→ What is required
Retype each line of the material exactly, please, skipping any picture in it.

──────── Dataset extract ────────

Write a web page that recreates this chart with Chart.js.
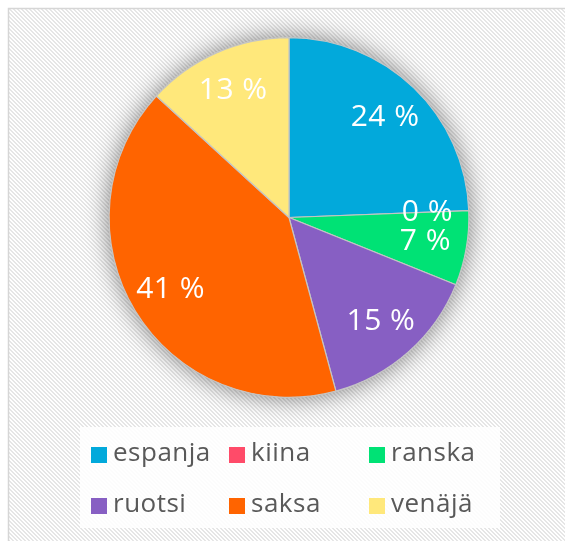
<!DOCTYPE html>
<html>
<head>
<meta charset="utf-8">
<script src="https://cdn.jsdelivr.net/npm/chart.js@4.4.1/dist/chart.umd.min.js"></script>
<style>
  html, body { margin: 0; padding: 0; background: #fff; }
  #wrap { width: 565px; height: 541px; position: relative; }
</style>
</head>
<body>
<div id="wrap"><canvas id="pie" width="565" height="541"></canvas></div>
<script>
"use strict";

// kielet (categories) and their shares
const kielet = ['espanja', 'kiina', 'ranska', 'ruotsi', 'saksa', 'venäjä'];
const osuudet = [24.4, 0, 6.7, 14.7, 41.0, 13.2];
const varit = ['#02A9DB', '#FF4B69', '#00E275', '#875FC3', '#FF6400', '#FFE87B'];

const FONT = '"Open Sans", "Liberation Sans", sans-serif';

// striped background + frame
function stripePattern(ctx) {
  const c = document.createElement('canvas');
  c.width = 4; c.height = 4;
  const g = c.getContext('2d');
  g.fillStyle = '#ffffff';
  g.fillRect(0, 0, 4, 4);
  g.fillStyle = '#e6e6e6';
  for (let i = 0; i < 4; i++) {
    g.fillRect(i, i, 1, 1);
    g.fillRect((i + 1) % 4, i, 1, 1);
  }
  return ctx.createPattern(c, 'repeat');
}

const taustaPlugin = {
  id: 'tausta',
  beforeDraw(chart) {
    const ctx = chart.ctx;
    ctx.save();
    ctx.fillStyle = '#ffffff';
    ctx.fillRect(0, 0, chart.width, chart.height);
    ctx.fillStyle = stripePattern(ctx);
    ctx.fillRect(8, 8, chart.width - 8, chart.height - 8);
    ctx.strokeStyle = '#d6d6d6';
    ctx.lineWidth = 1.5;
    ctx.beginPath();
    ctx.moveTo(8.5, chart.height);
    ctx.lineTo(8.5, 8.5);
    ctx.lineTo(chart.width, 8.5);
    ctx.stroke();
    ctx.restore();
  },
  beforeDatasetsDraw(chart) {
    // soft halo under the pie
    const arc = chart.getDatasetMeta(0).data[0];
    if (!arc) return;
    const ctx = chart.ctx;
    ctx.save();
    ctx.shadowColor = 'rgba(0,0,0,0.5)';
    ctx.shadowBlur = 24;
    ctx.fillStyle = '#ffffff';
    ctx.beginPath();
    ctx.arc(arc.x, arc.y, arc.outerRadius, 0, Math.PI * 2);
    ctx.fill();
    ctx.restore();
  }
};

// percentage labels inside slices
const prosenttiPlugin = {
  id: 'prosentit',
  afterDatasetsDraw(chart) {
    const ctx = chart.ctx;
    const data = chart.data.datasets[0].data;
    const total = data.reduce((a, b) => a + b, 0);
    ctx.save();
    ctx.fillStyle = '#ffffff';
    ctx.font = '30px ' + FONT;
    ctx.letterSpacing = '0.5px';
    ctx.textAlign = 'center';
    ctx.textBaseline = 'middle';
    chart.getDatasetMeta(0).data.forEach((arc, i) => {
      const mid = (arc.startAngle + arc.endAngle) / 2;
      const d = arc.outerRadius * 0.77;
      const x = arc.x + Math.cos(mid) * d;
      const y = arc.y + Math.sin(mid) * d;
      ctx.fillText(Math.round(data[i] / total * 100) + ' %', x, y);
    });
    ctx.restore();
  }
};

// legend in a 3x2 grid on a white box
const selitePlugin = {
  id: 'selite',
  afterDraw(chart) {
    const ctx = chart.ctx;
    ctx.save();
    ctx.fillStyle = 'rgba(255,255,255,0.85)';
    ctx.fillRect(80, 427, 420, 101);
    const colX = [91, 229, 369];
    const rowY = [447, 498];
    ctx.font = '26px ' + FONT;
    ctx.letterSpacing = '0.5px';
    ctx.textBaseline = 'middle';
    chart.data.labels.forEach((lab, i) => {
      const x = colX[i % 3];
      const y = rowY[Math.floor(i / 3)];
      ctx.fillStyle = chart.data.datasets[0].backgroundColor[i];
      ctx.fillRect(x, y, 16, 16);
      ctx.fillStyle = '#595959';
      ctx.fillText(lab, x + 22, y + 7);
    });
    ctx.restore();
  }
};

new Chart(document.getElementById('pie'), {
  type: 'pie',
  data: {
    labels: kielet,
    datasets: [{
      data: osuudet,
      backgroundColor: varit,
      borderColor: '#c4c4c4',
      borderWidth: 1.2
    }]
  },
  options: {
    responsive: false,
    animation: false,
    layout: { padding: { top: 37, bottom: 143, left: 13, right: 0 } },
    plugins: {
      legend: { display: false },
      tooltip: { enabled: false }
    }
  },
  plugins: [taustaPlugin, prosenttiPlugin, selitePlugin]
});
</script>
</body>
</html>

────────

→ The output
Write a web page that recreates this chart with Chart.js.
<!DOCTYPE html>
<html>
<head>
<meta charset="utf-8">
<script src="https://cdn.jsdelivr.net/npm/chart.js@4.4.1/dist/chart.umd.min.js"></script>
<style>
  html, body { margin: 0; padding: 0; background: #fff; }
  #wrap { width: 565px; height: 541px; position: relative; }
</style>
</head>
<body>
<div id="wrap"><canvas id="pie" width="565" height="541"></canvas></div>
<script>
"use strict";

// kielet (categories) and their shares
const kielet = ['espanja', 'kiina', 'ranska', 'ruotsi', 'saksa', 'venäjä'];
const osuudet = [24.4, 0, 6.7, 14.7, 41.0, 13.2];
const varit = ['#02A9DB', '#FF4B69', '#00E275', '#875FC3', '#FF6400', '#FFE87B'];

const FONT = '"Open Sans", "Liberation Sans", sans-serif';

// striped background + frame
function stripePattern(ctx) {
  const c = document.createElement('canvas');
  c.width = 4; c.height = 4;
  const g = c.getContext('2d');
  g.fillStyle = '#ffffff';
  g.fillRect(0, 0, 4, 4);
  g.fillStyle = '#e6e6e6';
  for (let i = 0; i < 4; i++) {
    g.fillRect(i, i, 1, 1);
    g.fillRect((i + 1) % 4, i, 1, 1);
  }
  return ctx.createPattern(c, 'repeat');
}

const taustaPlugin = {
  id: 'tausta',
  beforeDraw(chart) {
    const ctx = chart.ctx;
    ctx.save();
    ctx.fillStyle = '#ffffff';
    ctx.fillRect(0, 0, chart.width, chart.height);
    ctx.fillStyle = stripePattern(ctx);
    ctx.fillRect(8, 8, chart.width - 8, chart.height - 8);
    ctx.strokeStyle = '#d6d6d6';
    ctx.lineWidth = 1.5;
    ctx.beginPath();
    ctx.moveTo(8.5, chart.height);
    ctx.lineTo(8.5, 8.5);
    ctx.lineTo(chart.width, 8.5);
    ctx.stroke();
    ctx.restore();
  },
  beforeDatasetsDraw(chart) {
    // soft halo under the pie
    const arc = chart.getDatasetMeta(0).data[0];
    if (!arc) return;
    const ctx = chart.ctx;
    ctx.save();
    ctx.shadowColor = 'rgba(0,0,0,0.5)';
    ctx.shadowBlur = 24;
    ctx.fillStyle = '#ffffff';
    ctx.beginPath();
    ctx.arc(arc.x, arc.y, arc.outerRadius, 0, Math.PI * 2);
    ctx.fill();
    ctx.restore();
  }
};

// percentage labels inside slices
const prosenttiPlugin = {
  id: 'prosentit',
  afterDatasetsDraw(chart) {
    const ctx = chart.ctx;
    const data = chart.data.datasets[0].data;
    const total = data.reduce((a, b) => a + b, 0);
    ctx.save();
    ctx.fillStyle = '#ffffff';
    ctx.font = '30px ' + FONT;
    ctx.letterSpacing = '0.5px';
    ctx.textAlign = 'center';
    ctx.textBaseline = 'middle';
    chart.getDatasetMeta(0).data.forEach((arc, i) => {
      const mid = (arc.startAngle + arc.endAngle) / 2;
      const d = arc.outerRadius * 0.77;
      const x = arc.x + Math.cos(mid) * d;
      const y = arc.y + Math.sin(mid) * d;
      ctx.fillText(Math.round(data[i] / total * 100) + ' %', x, y);
    });
    ctx.restore();
  }
};

// legend in a 3x2 grid on a white box
const selitePlugin = {
  id: 'selite',
  afterDraw(chart) {
    const ctx = chart.ctx;
    ctx.save();
    ctx.fillStyle = 'rgba(255,255,255,0.85)';
    ctx.fillRect(80, 427, 420, 101);
    const colX = [91, 229, 369];
    const rowY = [447, 498];
    ctx.font = '26px ' + FONT;
    ctx.letterSpacing = '0.5px';
    ctx.textBaseline = 'middle';
    chart.data.labels.forEach((lab, i) => {
      const x = colX[i % 3];
      const y = rowY[Math.floor(i / 3)];
      ctx.fillStyle = chart.data.datasets[0].backgroundColor[i];
      ctx.fillRect(x, y, 16, 16);
      ctx.fillStyle = '#595959';
      ctx.fillText(lab, x + 22, y + 7);
    });
    ctx.restore();
  }
};

new Chart(document.getElementById('pie'), {
  type: 'pie',
  data: {
    labels: kielet,
    datasets: [{
      data: osuudet,
      backgroundColor: varit,
      borderColor: '#c4c4c4',
      borderWidth: 1.2
    }]
  },
  options: {
    responsive: false,
    animation: false,
    layout: { padding: { top: 37, bottom: 143, left: 13, right: 0 } },
    plugins: {
      legend: { display: false },
      tooltip: { enabled: false }
    }
  },
  plugins: [taustaPlugin, prosenttiPlugin, selitePlugin]
});
</script>
</body>
</html>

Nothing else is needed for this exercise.